Defend Democracy: “Risk of online manipulation and disinformation around elections greater than ever.”

Experts expect that domestic and foreign disinformation campaigns will try to disrupt the integrity of the elections in the Netherlands. Our social media watchdog Kieskijker observes online activities that build up to the general elections on 17 March 2021 and sees fake polls, fake political profiles and fake chat groups. Through a campaign, Kieskijker exposes disinformation and manipulation around the elections.

Digitisation: opportunities and risks for our democracies

This year’s elections will be more digital than ever before. Not only because we have started to use social media even more over the past four years, but also because the pandemic is forcing us to live our lives even more online. This confluence of events presents our democracies not only with opportunities, but also with risks. Since the outbreak of the pandemic, disinformation and conspiracy theories have spread more rapidly from the margins of the Internet to the mainstream media, thereby gaining greater reach than before.
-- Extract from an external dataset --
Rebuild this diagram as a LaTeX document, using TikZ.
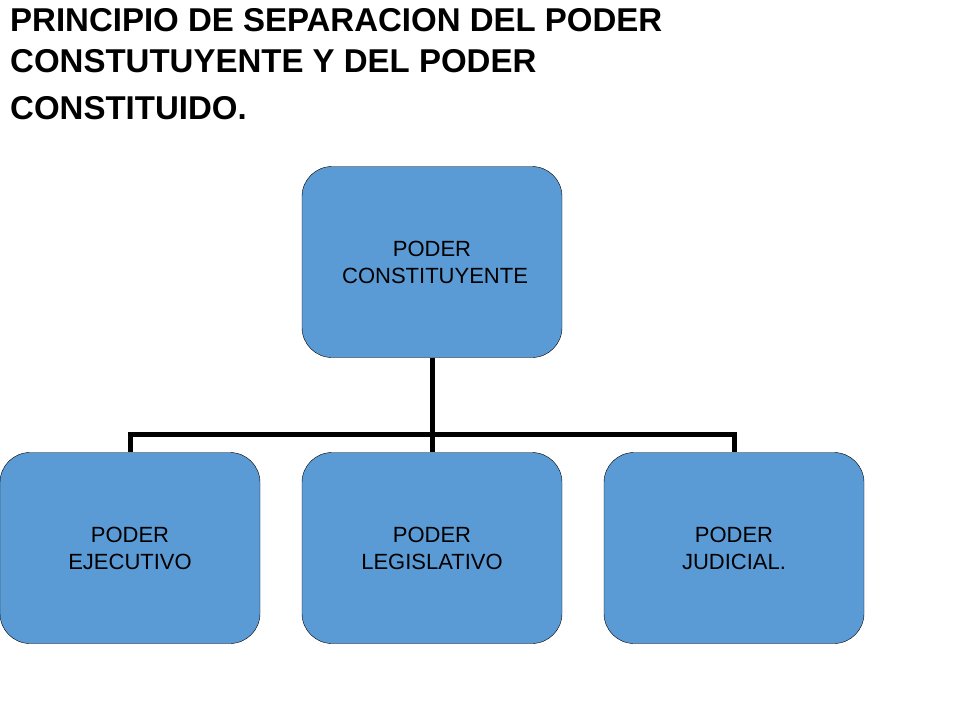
\documentclass[tikz,border=0pt]{standalone}
\usepackage{fontspec}
\setmainfont{Liberation Sans}
\begin{document}
\begin{tikzpicture}[x=1pt,y=-1pt,
  caja/.style={draw=black,thin,fill=poderazul,rounded corners=30pt,
    minimum width=260pt,minimum height=191pt,align=center,
    font=\fontsize{22}{27}\selectfont,inner sep=0pt},
  rama/.style={line width=5pt}]
\definecolor{poderazul}{HTML}{5B9BD5}
\useasboundingbox (0,0) rectangle (960,720);
\node[anchor=north west,align=left,font=\fontsize{33}{41}\bfseries\selectfont,inner sep=0pt]
  (titulo) at (10,8) {PRINCIPIO DE SEPARACION DEL PODER\\CONSTUTUYENTE Y DEL PODER\\[6pt]CONSTITUIDO.};
\node[caja] (constituyente) at (432,262) {PODER\\\ CONSTITUYENTE};
\node[caja] (ejecutivo) at (130,548) {PODER\\EJECUTIVO};
\node[caja] (legislativo) at (432,548) {PODER\\LEGISLATIVO};
\node[caja] (judicial) at (734,548) {PODER\\JUDICIAL.};
%
% conectores
\coordinate (bus) at (432,434);
\draw[rama] (constituyente.south) -- (bus);
\draw[rama] (ejecutivo.north) -- (ejecutivo.north |- bus) -- (judicial.north |- bus) -- (judicial.north);
\draw[rama] (bus) -- (legislativo.north);
\end{tikzpicture}
\end{document}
Experts1 expect that domestic and foreign disinformation campaigns will try to disrupt the integrity of our elections. This is part of a broader trend of undermining the Western democratic legal order and democratic processes (such as elections), institutions and societies, partly through malicious, coordinated manipulation and disinformation campaigns.

Disinformation and manipulation in the Netherlands — the findings so far

Our social media watchdog Kieskijker observes online activities that build up to the election period. Research by Kieskijker shows fake polls by a fake research company, fake political profiles using social media to polarize, and even “false flag” chat groups with fake campaign material and neo-Nazi code language.

Kieskijker publishes its findings not after, but during the election period, in order to nip the harmful effect of manipulation, disinformation and polarisation in the bud. Kieskijker is currently working on new investigations and expects to find even more organised manipulation and disinformation.

About Kieskijker

Kieskijker is an innovative project that monitors and exposes online manipulation and disinformation around the 2021 Netherlands elections. The goal is not only to reduce the impact of disinformation and manipulation on the elections, but also to increase digital literacy2 among the Dutch population and to further refine the Kieskijker process so that it can be used in other elections as well.

Kieskijker does not indicate what is true or false, but shows how manipulation via social media works. The monitoring is done in a content-neutral, impartial way — explicitly without any preference for left, centre or right.

Project Kieskijker is carried out by the Defend Democracy Foundation and Trollrensics:

Defend Democracy is independent, impartial and works transatlantically. Its mission is to defend and strengthen democracy against domestic, foreign and technological threats. Defend Democracy works at the intersection of freedom, security and technology. It specialises, among other things, in bringing together people and organisations that care about democracy and in combating organised disinformation and manipulation.

Trollrensics focuses on exposing online disinformation activities. It developed an innovative platform for social media analysis that provides a rich and secure data science environment and relieves analysts of the task of retrieving, storing and visualising data so that they can focus on their core business. While other tools offer specific solutions to specific problems, Trollrensics’ platform offers integrated solutions.

Project Kieskijker is realised with the support of Stichting Democratie en Media and SIDN Fonds.


1 Including the joint threat assessment of Netherlands’ security services: Dutch national security interests are “substantially threatened and compromised by China and Russia.” Among their “most used means: influence and interference, including disinformation.”